Print the listing from its top line through the line containing "ax.yaxis.set_major_formatter(FuncFormatter(lambda v, p: '%g'", nothing more, and leave out the pictures.
+ + +
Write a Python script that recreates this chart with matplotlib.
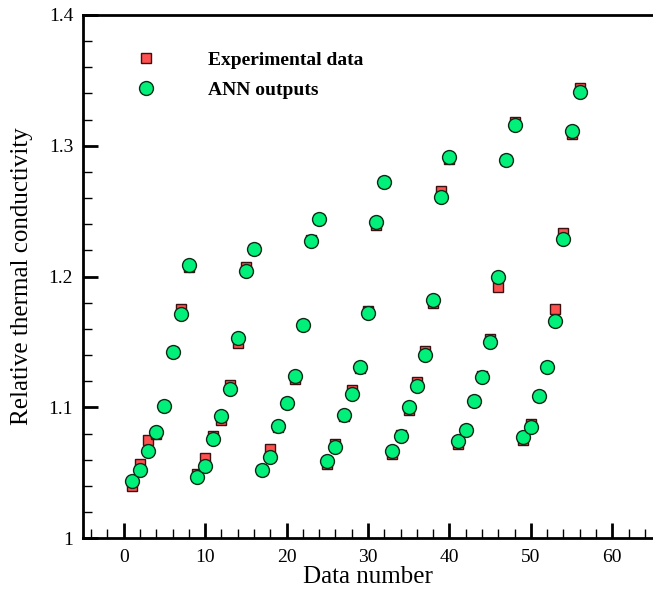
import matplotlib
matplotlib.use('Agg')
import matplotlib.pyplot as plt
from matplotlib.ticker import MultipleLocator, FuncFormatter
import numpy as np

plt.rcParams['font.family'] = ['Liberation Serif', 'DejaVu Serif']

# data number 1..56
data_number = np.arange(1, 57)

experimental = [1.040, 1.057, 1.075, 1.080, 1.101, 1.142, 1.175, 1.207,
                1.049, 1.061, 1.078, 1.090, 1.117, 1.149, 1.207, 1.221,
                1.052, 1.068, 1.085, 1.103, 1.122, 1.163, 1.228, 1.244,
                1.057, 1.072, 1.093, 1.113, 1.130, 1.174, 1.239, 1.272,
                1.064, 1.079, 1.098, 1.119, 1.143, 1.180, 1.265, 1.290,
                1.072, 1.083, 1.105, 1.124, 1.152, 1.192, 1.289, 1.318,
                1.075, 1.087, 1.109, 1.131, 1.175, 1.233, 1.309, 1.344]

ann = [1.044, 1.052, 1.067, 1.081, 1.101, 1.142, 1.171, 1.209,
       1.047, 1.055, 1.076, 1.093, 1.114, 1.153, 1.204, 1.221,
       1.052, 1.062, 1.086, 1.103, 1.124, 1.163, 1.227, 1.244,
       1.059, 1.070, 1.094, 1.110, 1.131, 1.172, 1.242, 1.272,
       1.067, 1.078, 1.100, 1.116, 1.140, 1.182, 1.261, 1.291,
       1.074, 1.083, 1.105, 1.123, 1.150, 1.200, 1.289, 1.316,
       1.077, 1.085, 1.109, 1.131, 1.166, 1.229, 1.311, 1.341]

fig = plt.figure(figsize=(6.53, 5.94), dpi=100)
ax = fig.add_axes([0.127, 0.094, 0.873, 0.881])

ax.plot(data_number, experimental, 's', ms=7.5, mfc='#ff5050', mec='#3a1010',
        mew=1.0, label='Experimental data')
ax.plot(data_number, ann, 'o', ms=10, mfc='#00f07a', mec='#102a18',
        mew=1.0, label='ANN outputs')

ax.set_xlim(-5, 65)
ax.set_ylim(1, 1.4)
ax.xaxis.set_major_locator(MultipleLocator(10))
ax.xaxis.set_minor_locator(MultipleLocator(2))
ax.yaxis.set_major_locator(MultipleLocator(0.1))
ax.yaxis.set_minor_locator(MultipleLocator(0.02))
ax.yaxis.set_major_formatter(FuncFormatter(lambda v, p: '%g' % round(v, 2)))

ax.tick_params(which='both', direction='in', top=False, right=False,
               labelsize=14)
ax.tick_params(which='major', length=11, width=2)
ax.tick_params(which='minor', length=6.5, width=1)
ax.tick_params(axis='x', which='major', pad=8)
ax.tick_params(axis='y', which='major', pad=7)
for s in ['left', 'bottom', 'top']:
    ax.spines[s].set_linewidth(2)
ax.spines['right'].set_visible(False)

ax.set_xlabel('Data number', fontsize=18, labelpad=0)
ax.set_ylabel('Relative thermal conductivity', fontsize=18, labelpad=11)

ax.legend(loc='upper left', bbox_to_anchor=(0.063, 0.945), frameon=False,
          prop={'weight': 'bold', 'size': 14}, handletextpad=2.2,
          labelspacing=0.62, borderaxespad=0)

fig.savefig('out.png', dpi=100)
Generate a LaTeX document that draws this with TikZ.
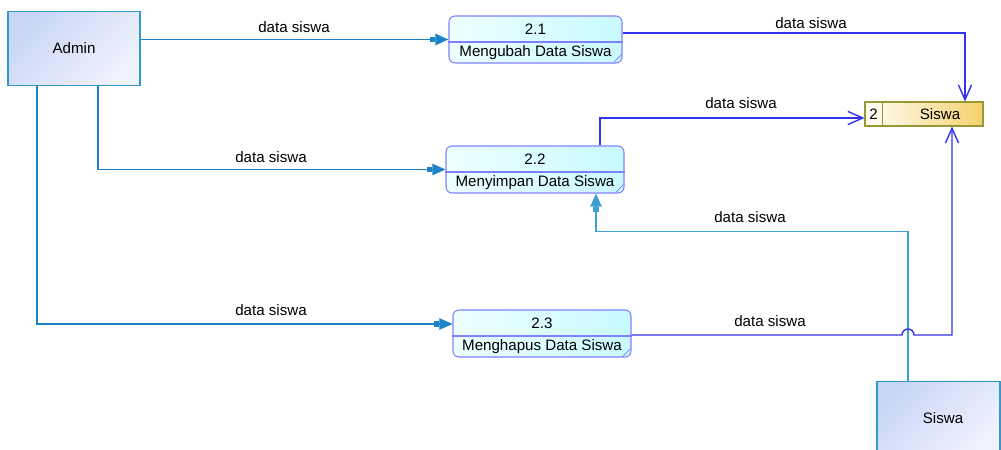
+ + +
§ Output for this task:
Write a Python script that recreates this chart with matplotlib.
import matplotlib
matplotlib.use('Agg')
import matplotlib.pyplot as plt
from matplotlib.ticker import MultipleLocator, FuncFormatter
import numpy as np

plt.rcParams['font.family'] = ['Liberation Serif', 'DejaVu Serif']

# data number 1..56
data_number = np.arange(1, 57)

experimental = [1.040, 1.057, 1.075, 1.080, 1.101, 1.142, 1.175, 1.207,
                1.049, 1.061, 1.078, 1.090, 1.117, 1.149, 1.207, 1.221,
                1.052, 1.068, 1.085, 1.103, 1.122, 1.163, 1.228, 1.244,
                1.057, 1.072, 1.093, 1.113, 1.130, 1.174, 1.239, 1.272,
                1.064, 1.079, 1.098, 1.119, 1.143, 1.180, 1.265, 1.290,
                1.072, 1.083, 1.105, 1.124, 1.152, 1.192, 1.289, 1.318,
                1.075, 1.087, 1.109, 1.131, 1.175, 1.233, 1.309, 1.344]

ann = [1.044, 1.052, 1.067, 1.081, 1.101, 1.142, 1.171, 1.209,
       1.047, 1.055, 1.076, 1.093, 1.114, 1.153, 1.204, 1.221,
       1.052, 1.062, 1.086, 1.103, 1.124, 1.163, 1.227, 1.244,
       1.059, 1.070, 1.094, 1.110, 1.131, 1.172, 1.242, 1.272,
       1.067, 1.078, 1.100, 1.116, 1.140, 1.182, 1.261, 1.291,
       1.074, 1.083, 1.105, 1.123, 1.150, 1.200, 1.289, 1.316,
       1.077, 1.085, 1.109, 1.131, 1.166, 1.229, 1.311, 1.341]

fig = plt.figure(figsize=(6.53, 5.94), dpi=100)
ax = fig.add_axes([0.127, 0.094, 0.873, 0.881])

ax.plot(data_number, experimental, 's', ms=7.5, mfc='#ff5050', mec='#3a1010',
        mew=1.0, label='Experimental data')
ax.plot(data_number, ann, 'o', ms=10, mfc='#00f07a', mec='#102a18',
        mew=1.0, label='ANN outputs')

ax.set_xlim(-5, 65)
ax.set_ylim(1, 1.4)
ax.xaxis.set_major_locator(MultipleLocator(10))
ax.xaxis.set_minor_locator(MultipleLocator(2))
ax.yaxis.set_major_locator(MultipleLocator(0.1))
ax.yaxis.set_minor_locator(MultipleLocator(0.02))
ax.yaxis.set_major_formatter(FuncFormatter(lambda v, p: '%g' % round(v, 2)))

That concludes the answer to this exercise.